Lee Kang-woo (2nd R), head of the South Korean delegation, is interviewed in Paju, South Korea, on March 2, 2010. South Korea and the Democratic People's Republic of Korea (DPRK) started talks Tuesday to resolve problems hampering operations at their joint industrial park, the government said. (Xinhua/He Lulu)
SEOUL, March 2 (Xinhua) -- South Korea and the Democratic People's Republic of Korea (DPRK) wrapped up the morning session of the talks on Tuesday to resolve problems hampering operations at their joint industrial park, the government said.
Details of the talks have not yet released, and the two sides have not decided on when to start the afternoon session, according to South Korea's Ministry of Unification.

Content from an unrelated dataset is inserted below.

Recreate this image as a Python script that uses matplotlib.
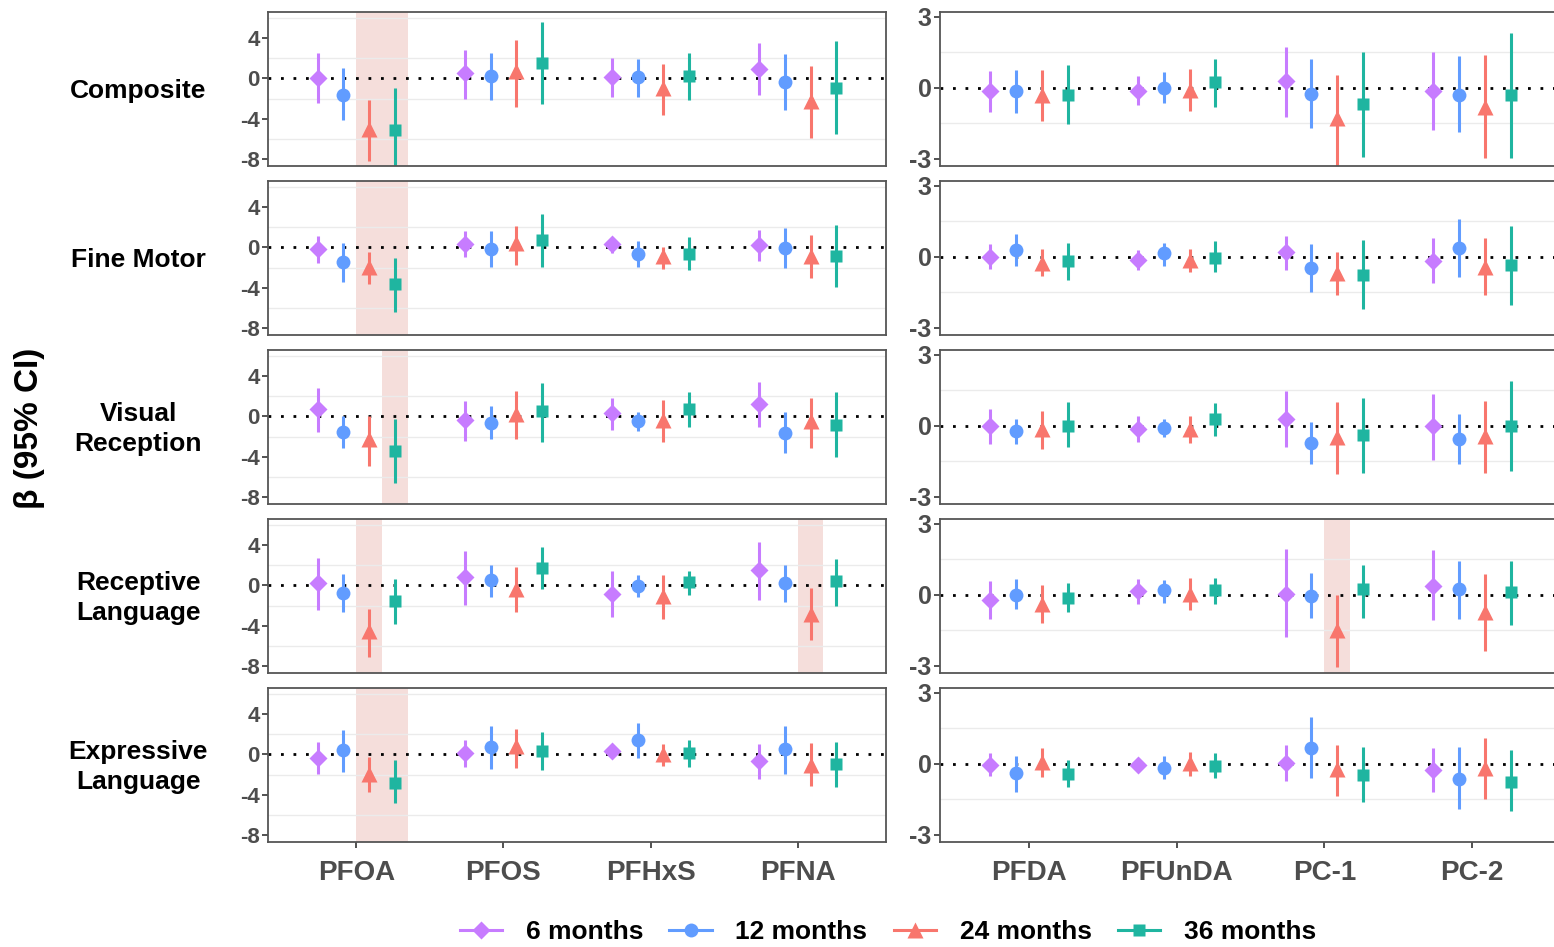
import numpy as np
import matplotlib
matplotlib.use('Agg')
import matplotlib.pyplot as plt
from matplotlib.lines import Line2D

plt.rcParams['font.family'] = ['Liberation Sans', 'DejaVu Sans']

# categories
outcomes = ['Composite', 'Fine Motor', 'Visual\nReception', 'Receptive\nLanguage', 'Expressive\nLanguage']
chem_left = ['PFOA', 'PFOS', 'PFHxS', 'PFNA']
chem_right = ['PFDA', 'PFUnDA', 'PC-1', 'PC-2']
ages = ['6 months', '12 months', '24 months', '36 months']
age_colors = ['#C77CFF', '#619CFF', '#F8766D', '#1FB5A0']
age_markers = ['D', 'o', '^', 's']

# estimates and 95% CI, rows = chemical, cols = age (6, 12, 24, 36 months)
# --- left block (PFOA, PFOS, PFHxS, PFNA) ---
comp_L_est = [[0.0, -1.6, -5.0, -5.15], [0.5, 0.23, 0.75, 1.57], [0.1, 0.1, -1.0, 0.23], [0.98, -0.4, -2.2, -1.0]]
comp_L_lo = [[-2.4, -4.16, -8.2, -9.6], [-2.0, -2.13, -2.8, -2.56], [-1.87, -1.8, -3.67, -2.13], [-1.64, -3.18, -5.9, -5.57]]
comp_L_hi = [[2.55, 1.05, -2.13, -0.92], [2.8, 2.56, 3.77, 5.57], [2.07, 1.97, 1.48, 2.56], [3.54, 2.4, 1.21, 3.7]]

fine_L_est = [[-0.17, -1.4, -1.9, -3.67], [0.37, -0.17, 0.43, 0.7], [0.37, -0.67, -0.9, -0.67], [0.27, -0.07, -0.83, -0.83]]
fine_L_lo = [[-1.5, -3.4, -3.67, -6.4], [-0.97, -1.9, -1.73, -1.97], [-0.57, -1.9, -2.13, -2.23], [-1.3, -2.07, -3.07, -3.9]]
fine_L_hi = [[1.17, 0.43, -0.5, -1.07], [1.6, 1.67, 2.17, 3.37], [0.93, 0.67, 0.03, 1.0], [1.77, 1.93, 1.27, 2.2]]

vis_L_est = [[0.73, -1.57, -2.23, -3.43], [-0.33, -0.67, 0.27, 0.5], [0.33, -0.5, -0.33, 0.73], [1.23, -1.67, -0.43, -0.83]]
vis_L_lo = [[-1.57, -3.17, -4.9, -6.57], [-2.4, -2.23, -2.23, -2.57], [-1.33, -1.43, -2.5, -1.07], [-1.07, -3.6, -3.17, -4.0]]
vis_L_hi = [[2.83, 0.0, 0.0, -0.27], [1.5, 1.0, 2.57, 3.33], [1.83, 0.43, 1.6, 2.43], [3.43, 0.4, 1.83, 2.4]]

rec_L_est = [[0.2, -0.8, -4.57, -1.5], [0.83, 0.5, -0.33, 1.77], [-0.9, -0.07, -1.07, 0.33], [1.5, 0.27, -2.8, 0.43]]
rec_L_lo = [[-2.4, -2.67, -7.07, -3.8], [-1.97, -1.13, -2.63, -0.33], [-3.17, -1.13, -3.3, -0.97], [-1.4, -1.63, -5.4, -2.0]]
rec_L_hi = [[2.77, 1.17, -2.3, 0.67], [3.43, 2.0, 1.87, 3.77], [1.43, 1.03, 1.0, 1.43], [4.27, 2.0, -0.23, 2.6]]

exp_L_est = [[-0.33, 0.43, -1.9, -2.8], [0.1, 0.72, 0.82, 0.33], [0.39, 1.41, 0.0, 0.1], [-0.66, 0.49, -1.08, -0.98]]
exp_L_lo = [[-1.9, -1.74, -3.7, -4.85], [-1.25, -1.4, -1.3, -1.57], [-0.1, -0.33, -1.15, -1.25], [-2.46, -1.97, -3.11, -3.2]]
exp_L_hi = [[1.25, 2.46, -0.26, -0.6], [1.48, 2.8, 2.56, 2.23], [0.82, 3.11, 1.08, 1.48], [1.08, 2.79, 1.15, 1.25]]

# --- right block (PFDA, PFUnDA, PC-1, PC-2) ---
comp_R_est = [[-0.11, -0.14, -0.3, -0.3], [-0.11, 0.0, -0.08, 0.27], [0.28, -0.25, -1.29, -0.68], [-0.11, -0.3, -0.79, -0.3]]
comp_R_lo = [[-1.0, -1.07, -1.38, -1.53], [-0.72, -0.65, -0.99, -0.79], [-1.21, -1.69, -3.5, -2.9], [-1.78, -1.88, -2.97, -2.97]]
comp_R_hi = [[0.71, 0.76, 0.76, 0.97], [0.52, 0.66, 0.78, 1.23], [1.72, 1.23, 0.56, 1.54], [1.54, 1.34, 1.4, 2.33]]

fine_R_est = [[0.0, 0.31, -0.26, -0.17], [-0.11, 0.17, -0.11, -0.03], [0.21, -0.47, -0.68, -0.75], [-0.17, 0.38, -0.43, -0.35]]
fine_R_lo = [[-0.5, -0.38, -0.82, -0.96], [-0.54, -0.4, -0.64, -0.64], [-0.57, -1.49, -1.63, -2.2], [-1.1, -0.85, -1.63, -2.04]]
fine_R_hi = [[0.54, 0.95, 0.33, 0.6], [0.28, 0.61, 0.35, 0.67], [0.88, 0.54, 0.21, 0.71], [0.78, 1.59, 0.78, 1.32]]

vis_R_est = [[0.0, -0.21, -0.14, 0.0], [-0.13, -0.1, -0.14, 0.3], [0.3, -0.74, -0.45, -0.38], [0.0, -0.55, -0.43, 0.0]]
vis_R_lo = [[-0.77, -0.77, -0.98, -0.91], [-0.7, -0.48, -0.74, -0.43], [-0.91, -1.59, -2.04, -1.97], [-1.42, -1.62, -1.99, -1.9]]
vis_R_hi = [[0.72, 0.3, 0.65, 1.01], [0.4, 0.3, 0.4, 0.96], [1.46, 0.16, 1.01, 1.18], [1.36, 0.51, 1.04, 1.91]]

rec_R_est = [[-0.21, 0.0, -0.37, -0.11], [0.17, 0.2, 0.06, 0.2], [0.06, -0.04, -1.47, 0.24], [0.38, 0.24, -0.73, 0.13]]
rec_R_lo = [[-1.0, -0.61, -1.18, -0.73], [-0.4, -0.33, -0.64, -0.4], [-1.79, -0.97, -3.03, -0.97], [-1.07, -1.01, -2.39, -1.29]]
rec_R_hi = [[0.57, 0.67, 0.43, 0.5], [0.67, 0.63, 0.7, 0.71], [1.95, 0.91, -0.01, 1.27], [1.88, 1.45, 0.88, 1.45]]

exp_R_est = [[-0.04, -0.4, 0.07, -0.42], [-0.05, -0.18, 0.04, -0.1], [0.04, 0.66, -0.21, -0.45], [-0.24, -0.64, -0.18, -0.75]]
exp_R_lo = [[-0.49, -1.17, -0.54, -0.99], [-0.35, -0.64, -0.49, -0.59], [-0.71, -0.59, -1.37, -1.6], [-1.2, -1.91, -1.48, -1.98]]
exp_R_hi = [[0.47, 0.35, 0.66, 0.17], [0.25, 0.35, 0.52, 0.47], [0.78, 1.98, 0.82, 0.71], [0.68, 0.71, 1.1, 0.59]]

left_data = [(comp_L_est, comp_L_lo, comp_L_hi), (fine_L_est, fine_L_lo, fine_L_hi),
             (vis_L_est, vis_L_lo, vis_L_hi), (rec_L_est, rec_L_lo, rec_L_hi),
             (exp_L_est, exp_L_lo, exp_L_hi)]
right_data = [(comp_R_est, comp_R_lo, comp_R_hi), (fine_R_est, fine_R_lo, fine_R_hi),
              (vis_R_est, vis_R_lo, vis_R_hi), (rec_R_est, rec_R_lo, rec_R_hi),
              (exp_R_est, exp_R_lo, exp_R_hi)]

# significant results: (row, side, chemical index, age index)
highlights = [(0, 'L', 0, 2), (0, 'L', 0, 3), (1, 'L', 0, 2), (1, 'L', 0, 3),
              (2, 'L', 0, 3), (3, 'L', 0, 2), (3, 'L', 3, 2),
              (4, 'L', 0, 2), (4, 'L', 0, 3), (3, 'R', 2, 2)]

W, H = 1554, 947
fig = plt.figure(figsize=(W / 100, H / 100), dpi=100)

dodge = 0.175
offsets = (np.arange(4) - 1.5) * dodge
row_top = [12, 181, 350, 519, 688]
panel_h = 154
grey = '#4D4D4D'
msizes = {'D': 9, 'o': 10, '^': 11, 's': 9}


def make_panel(left_px, width_px, top_px, data, ylim, yticks, ygrid, chems, side, row, tick_fs, last):
    ax = fig.add_axes([left_px / W, 1 - (top_px + panel_h) / H, width_px / W, panel_h / H])
    est, lo, hi = (np.array(d) for d in data)
    x = np.arange(1, 5)
    for (r, s, c, a) in highlights:
        if r == row and s == side:
            xc = x[c] + offsets[a]
            ax.axvspan(xc - dodge / 2, xc + dodge / 2, color='#F5DEDB', lw=0, zorder=0)
    for g in ygrid:
        ax.axhline(g, color='#EBEBEB', lw=1.0, zorder=0.5)
    ax.axhline(0, color='black', ls=(0, (1, 3.5)), lw=2.0, zorder=1)
    for a in range(4):
        xs = x + offsets[a]
        ax.vlines(xs, lo[:, a], hi[:, a], color=age_colors[a], lw=2.2, zorder=2)
        ax.plot(xs, est[:, a], ls='none', marker=age_markers[a], ms=msizes[age_markers[a]],
                color=age_colors[a], mec='none', zorder=3)
    ax.set_xlim(0.4, 4.6)
    ax.set_ylim(*ylim)
    ax.set_yticks(yticks)
    ax.set_yticklabels([str(t) for t in yticks], fontsize=tick_fs, fontweight='bold', color=grey)
    ax.set_xticks(x)
    ax.tick_params(axis='both', direction='out', length=4, width=1.2, color='#333333', pad=2)
    if last:
        ax.set_xticklabels(chems, fontsize=20, fontweight='bold', color=grey)
        ax.tick_params(axis='x', pad=9)
    else:
        ax.set_xticklabels([])
        ax.tick_params(axis='x', length=0)
    for sp in ax.spines.values():
        sp.set_color('#555555')
        sp.set_linewidth(1.3)
    return ax


for i in range(5):
    last = (i == 4)
    make_panel(268, 618, row_top[i], left_data[i], (-8.7, 6.6), [4, 0, -4, -8],
               [6, 2, -2, -6], chem_left, 'L', i, 16, last)
    make_panel(940, 621, row_top[i], right_data[i], (-3.3, 3.21), [3, 0, -3],
               [1.5, -1.5], chem_right, 'R', i, 18, last)
    fig.text(138 / W, 1 - (row_top[i] + panel_h / 2 + 2) / H, outcomes[i], ha='center', va='center',
             fontsize=19, fontweight='bold', linespacing=1.35)

fig.text(30 / W, 1 - 428 / H, 'β (95% CI)', rotation=90, ha='center', va='center',
         fontsize=24, fontweight='bold')

handles = [Line2D([0], [0], color=age_colors[a], marker=age_markers[a], lw=2.2,
                  ms=msizes[age_markers[a]], mec='none')
           for a in range(4)]
leg = fig.legend(handles, ages, loc='center', bbox_to_anchor=(888 / W, 1 - 932 / H), ncol=4,
                 frameon=False, handlelength=1.6, columnspacing=1.0, handletextpad=0.9,
                 prop={'weight': 'bold', 'size': 19})

fig.savefig('out.png', dpi=100)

A group of South Korean officials crossed the border into the neighboring DPRK for the working-level contact in the border town of Kaesong where the industrial park is located.
"We will do our best to draw concrete and visible results from the talks to solve problems of the transportation, communications and customs systems there," Lee Kang-woo, head of the South Korean delegation, said in a briefing, referring to the three major issues that have hampered operations at the joint park.
The Seoul delegation is expected to push for using the Radio- Frequency Identification system in the DPRK to help speed up cross- border passage and allowing a day pass for people entering the industrial park.
Local media here said the use of cell phones and having access to the Internet inside the joint park might be part of the agenda.
The working-level contact came after weeks of exchanges over the venue and the date of the talks.
Some 110 South Korean companies are running factories in the joint industrial park employing about 42,000 DPRK workers, mostly producing labor-intensive goods.
The industrial complex is a long-standing but fragile symbol of inter-Korean cooperation whose operations have occasionally been threatened due to tense ties.